WHAT YOU WILL DO: Copy every line of the entries that includes the word "Write".

※ ※ ※

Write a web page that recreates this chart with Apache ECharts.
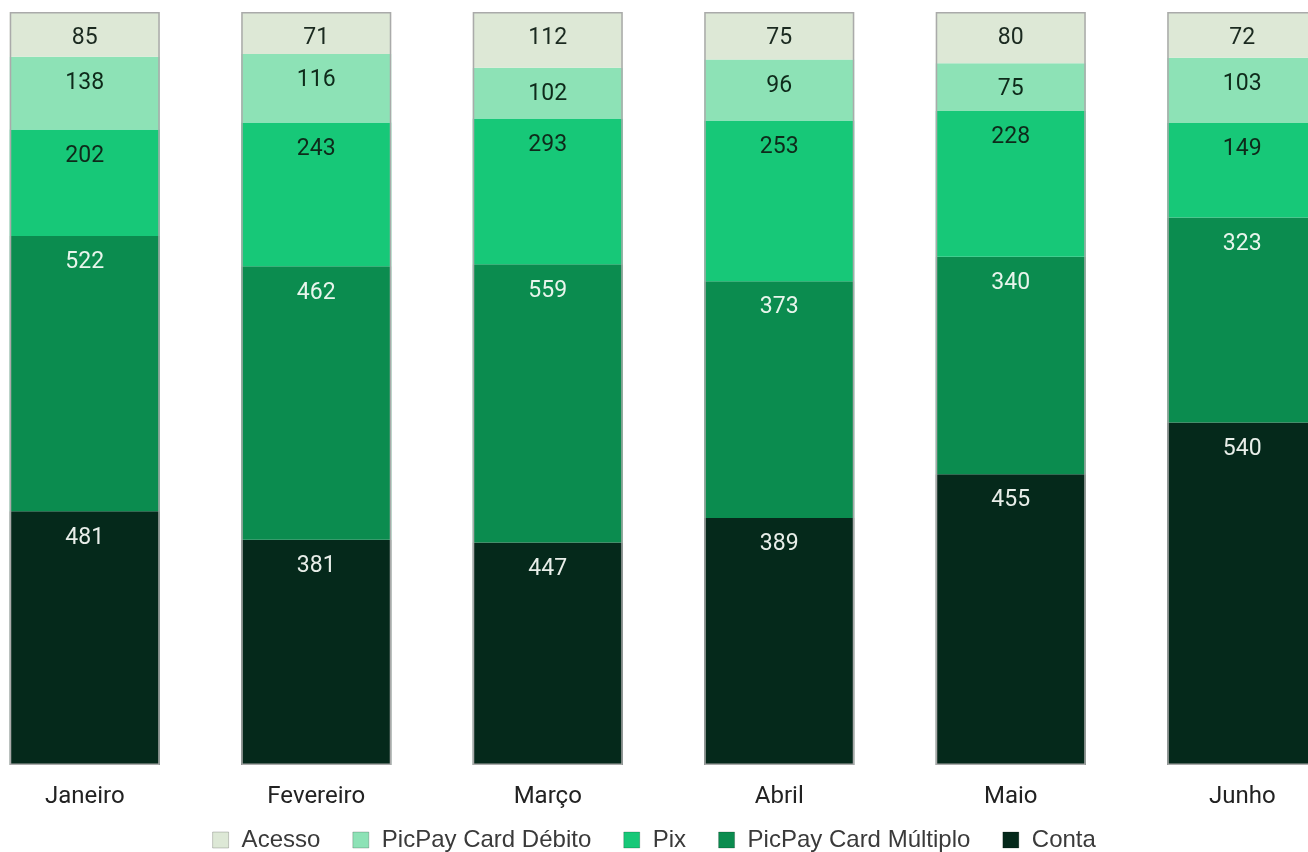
<!DOCTYPE html>
<html>
<head>
<meta charset="utf-8">
<script src="https://cdn.jsdelivr.net/npm/echarts@6/dist/echarts.min.js"></script>
<style>
  html, body { margin: 0; padding: 0; background: #fff; }
  #chart { width: 1308px; height: 852px; }
</style>
</head>
<body>
<div id="chart"></div>
<script>
const months = ['Janeiro', 'Fevereiro', 'Março', 'Abril', 'Maio', 'Junho']
const conta = [481, 381, 447, 389, 455, 540]
const multiplo = [522, 462, 559, 373, 340, 323]
const pix = [202, 243, 293, 253, 228, 149]
const debito = [138, 116, 102, 96, 75, 103]
const acesso = [85, 71, 112, 75, 80, 72]

const totals = months.map((m, i) => conta[i] + multiplo[i] + pix[i] + debito[i] + acesso[i])
const pct = arr => arr.map((v, i) => ({ value: v / totals[i] * 100, raw: v }))

const chart = echarts.init(document.getElementById('chart'))

function layer (name, values, color, labelColor) {
  return {
    name: name,
    type: 'bar',
    stack: 'total',
    barWidth: 150,
    data: pct(values),
    itemStyle: { color: color, borderColor: 'rgba(0,0,0,0.18)', borderWidth: 0 },
    label: {
      show: true,
      position: 'insideTop',
      distance: 15,
      color: labelColor,
      fontFamily: 'Roboto',
      fontSize: 23,
      formatter: p => p.data.raw
    }
  }
}

const option = {
  animation: false,
  grid: { left: -31, top: 12, width: 1389, bottom: 87, outerBoundsMode: 'none', containLabel: false },
  legend: {
    data: ['Acesso', 'PicPay Card Débito', 'Pix', 'PicPay Card Múltiplo', 'Conta'],
    top: 823,
    left: 'center',
    itemWidth: 16,
    itemHeight: 16,
    itemGap: 32,
    icon: 'rect',
    itemStyle: { borderColor: 'rgba(0,0,0,0.2)', borderWidth: 1 },
    textStyle: { fontFamily: 'Liberation Sans', fontSize: 24, color: '#3a3a3a', padding: [0, 0, 0, 8] }
  },
  xAxis: {
    type: 'category',
    data: months,
    axisLine: { show: false },
    axisTick: { show: false },
    axisLabel: { margin: 20, fontFamily: 'Roboto', fontSize: 24, color: '#222' }
  },
  yAxis: { type: 'value', min: 0, max: 100, show: false },
  series: [
    layer('Conta', conta, '#05291b', '#e8eee9'),
    layer('PicPay Card Múltiplo', multiplo, '#0b8c4f', '#e8f5ec'),
    layer('Pix', pix, '#17c878', '#0e2a1a'),
    layer('PicPay Card Débito', debito, '#8de2b6', '#0e2a1a'),
    layer('Acesso', acesso, '#dde8d6', '#1b2a20'),
    {
      name: 'frame',
      type: 'bar',
      stack: 'frame',
      barWidth: 150,
      barGap: '-100%',
      silent: true,
      z: 5,
      data: totals.map(() => 100),
      itemStyle: { color: 'transparent', borderColor: '#aaaaaa', borderWidth: 1.5 }
    }
  ]
}

chart.setOption(option)
</script>
</body>
</html>
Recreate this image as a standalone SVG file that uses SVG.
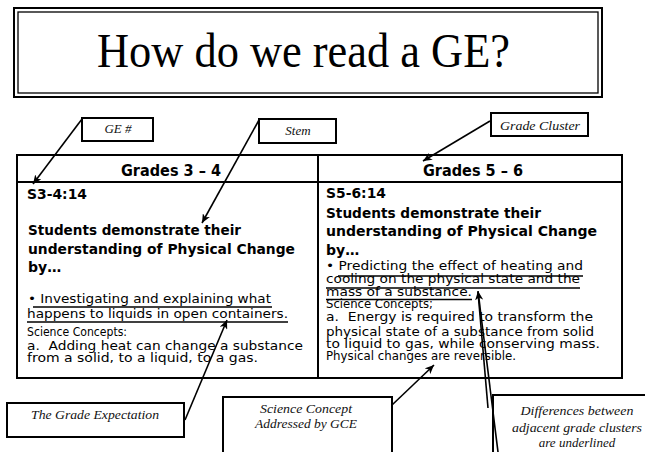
<svg xmlns="http://www.w3.org/2000/svg" width="645" height="452" viewBox="0 0 645 452">
<style>
.bx{fill:#fff;stroke:#000;stroke-width:2}
.ln{fill:none;stroke:#000;stroke-width:1.6}
.ul{stroke:#000;stroke-width:1.6}
.lbl{font-family:"Liberation Serif",serif;font-style:italic;font-size:13px;fill:#111}
.b{font-family:"DejaVu Sans",Verdana,sans-serif;font-weight:bold;font-size:14px;fill:#000}
.h{font-family:"DejaVu Sans",Verdana,sans-serif;font-weight:bold;font-size:15px;fill:#000}
.r{font-family:"DejaVu Sans",Verdana,sans-serif;font-size:13px;fill:#000}
</style>
<defs>
<marker id="ah" markerUnits="userSpaceOnUse" markerWidth="10" markerHeight="8" refX="9" refY="4" orient="auto">
<path d="M0,0 L9,4 L0,8 L2.5,4 Z" fill="#000"/>
</marker>
</defs>
<rect width="645" height="452" fill="#fff"/>

<g id="title">
<rect x="14" y="8" width="588" height="89" fill="none" stroke="#000" stroke-width="2"/>
<rect x="18" y="12" width="580" height="81" fill="none" stroke="#000" stroke-width="1.3"/>
<text x="303.5" y="67" font-family="Liberation Serif,serif" font-size="49" text-anchor="middle" textLength="413" lengthAdjust="spacingAndGlyphs">How do we read a GE?</text>
</g>

<g id="table">
<rect x="17" y="155" width="605" height="223" fill="none" stroke="#000" stroke-width="2"/>
<line x1="17" y1="182" x2="622" y2="182" stroke="#000" stroke-width="2"/>
<line x1="318" y1="155" x2="318" y2="378" stroke="#000" stroke-width="2"/>
<text class="h" x="171" y="176" text-anchor="middle" textLength="100" lengthAdjust="spacingAndGlyphs">Grades 3 – 4</text>
<text class="h" x="473" y="176" text-anchor="middle" textLength="100" lengthAdjust="spacingAndGlyphs">Grades 5 – 6</text>
</g>

<g id="col34">
<text class="b" x="27" y="199" textLength="60" lengthAdjust="spacingAndGlyphs">S3-4:14</text>
<text class="b" x="28" y="235" textLength="213" lengthAdjust="spacingAndGlyphs">Students demonstrate their</text>
<text class="b" x="28" y="254" textLength="267" lengthAdjust="spacingAndGlyphs">understanding of Physical Change</text>
<text class="b" x="28" y="272">by…</text>
<text class="r" x="28" y="303" textLength="243" lengthAdjust="spacingAndGlyphs">• Investigating and explaining what</text>
<line class="ul" x1="33" y1="307" x2="272" y2="307"/>
<text class="r" x="27" y="318" textLength="261" lengthAdjust="spacingAndGlyphs">happens to liquids in open containers.</text>
<line class="ul" x1="27" y1="322" x2="288" y2="322"/>
<text class="r" x="27" y="336" textLength="100" lengthAdjust="spacingAndGlyphs">Science Concepts:</text>
<text class="r" x="27" y="350" textLength="276" lengthAdjust="spacingAndGlyphs" xml:space="preserve">a.  Adding heat can change a substance</text>
<text class="r" x="27" y="362" textLength="231" lengthAdjust="spacingAndGlyphs">from a solid, to a liquid, to a gas.</text>
</g>

<g id="col56">
<text class="b" x="326" y="198" textLength="60" lengthAdjust="spacingAndGlyphs">S5-6:14</text>
<text class="b" x="326" y="218" textLength="215" lengthAdjust="spacingAndGlyphs">Students demonstrate their</text>
<text class="b" x="326" y="236" textLength="271" lengthAdjust="spacingAndGlyphs">understanding of Physical Change</text>
<text class="b" x="326" y="255">by…</text>
<text class="r" x="326" y="270" textLength="257" lengthAdjust="spacingAndGlyphs">• Predicting the effect of heating and</text>
<line class="ul" x1="338" y1="276" x2="583" y2="276"/>
<text class="r" x="326" y="283" textLength="254" lengthAdjust="spacingAndGlyphs">cooling on the physical state and the</text>
<line class="ul" x1="326" y1="288" x2="580" y2="288"/>
<text class="r" x="326" y="296" textLength="146" lengthAdjust="spacingAndGlyphs">mass of a substance.</text>
<line class="ul" x1="326" y1="299.5" x2="472" y2="299.5"/>
<text class="r" x="326" y="308" textLength="107" lengthAdjust="spacingAndGlyphs">Science Concepts;</text>
<text class="r" x="326" y="321" textLength="267" lengthAdjust="spacingAndGlyphs" xml:space="preserve">a.  Energy is required to transform the</text>
<text class="r" x="326" y="336" textLength="268" lengthAdjust="spacingAndGlyphs">physical state of a substance from solid</text>
<text class="r" x="326" y="348" textLength="274" lengthAdjust="spacingAndGlyphs">to liquid to gas, while conserving mass.</text>
<text class="r" x="326" y="360" textLength="190" lengthAdjust="spacingAndGlyphs">Physical changes are reversible.</text>
</g>

<g id="ge-num">
<rect class="bx" x="82" y="118" width="71" height="23"/>
<text class="lbl" x="118" y="133" text-anchor="middle" font-size="12">GE #</text>
</g>
<g id="stem">
<rect class="bx" x="259" y="119" width="77" height="24"/>
<text class="lbl" x="298" y="135" text-anchor="middle" font-size="12">Stem</text>
</g>
<g id="grade-cluster">
<rect class="bx" x="491" y="113" width="97" height="23"/>
<text class="lbl" x="540" y="130" text-anchor="middle" font-size="12" textLength="80" lengthAdjust="spacingAndGlyphs">Grade Cluster</text>
</g>
<g id="grade-expectation">
<rect class="bx" x="7" y="403" width="177" height="34"/>
<text class="lbl" x="95" y="419" text-anchor="middle" textLength="128" lengthAdjust="spacingAndGlyphs">The Grade Expectation</text>
</g>
<g id="science-concept">
<rect class="bx" x="223" y="397" width="169" height="70"/>
<text class="lbl" x="306" y="413" text-anchor="middle" textLength="92" lengthAdjust="spacingAndGlyphs">Science Concept</text>
<text class="lbl" x="306" y="428" text-anchor="middle" textLength="102" lengthAdjust="spacingAndGlyphs">Addressed by GCE</text>
</g>
<g id="differences">
<rect class="bx" x="493" y="395" width="170" height="70"/>
<text class="lbl" x="577" y="415" text-anchor="middle" font-size="14" textLength="113" lengthAdjust="spacingAndGlyphs">Differences between</text>
<text class="lbl" x="577" y="432" text-anchor="middle" font-size="14" textLength="130" lengthAdjust="spacingAndGlyphs">adjacent grade clusters</text>
<text class="lbl" x="577" y="447" text-anchor="middle" font-size="14">are underlined</text>
</g>

<g id="connectors">
<line class="ln" x1="82" y1="119" x2="33" y2="184" marker-end="url(#ah)"/>
<line class="ln" x1="259" y1="120" x2="202" y2="223" marker-end="url(#ah)"/>
<line class="ln" x1="490" y1="121" x2="423" y2="161" marker-end="url(#ah)"/>
<line class="ln" x1="185" y1="420" x2="227" y2="320" marker-end="url(#ah)"/>
<line class="ln" x1="392" y1="405" x2="434" y2="365" stroke-width="2.2" marker-end="url(#ah)"/>
<line class="ln" x1="488" y1="408" x2="478" y2="292"/>
<line class="ln" x1="498" y1="452" x2="478" y2="291" marker-end="url(#ah)"/>
</g>
</svg>
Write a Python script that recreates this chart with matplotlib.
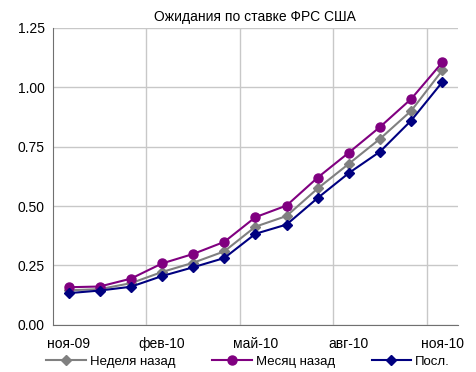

※ ※ ※

CORRECT OUTPUT:
Write a web page that recreates this chart with Apache ECharts.
Write a Python script that recreates this chart with matplotlib.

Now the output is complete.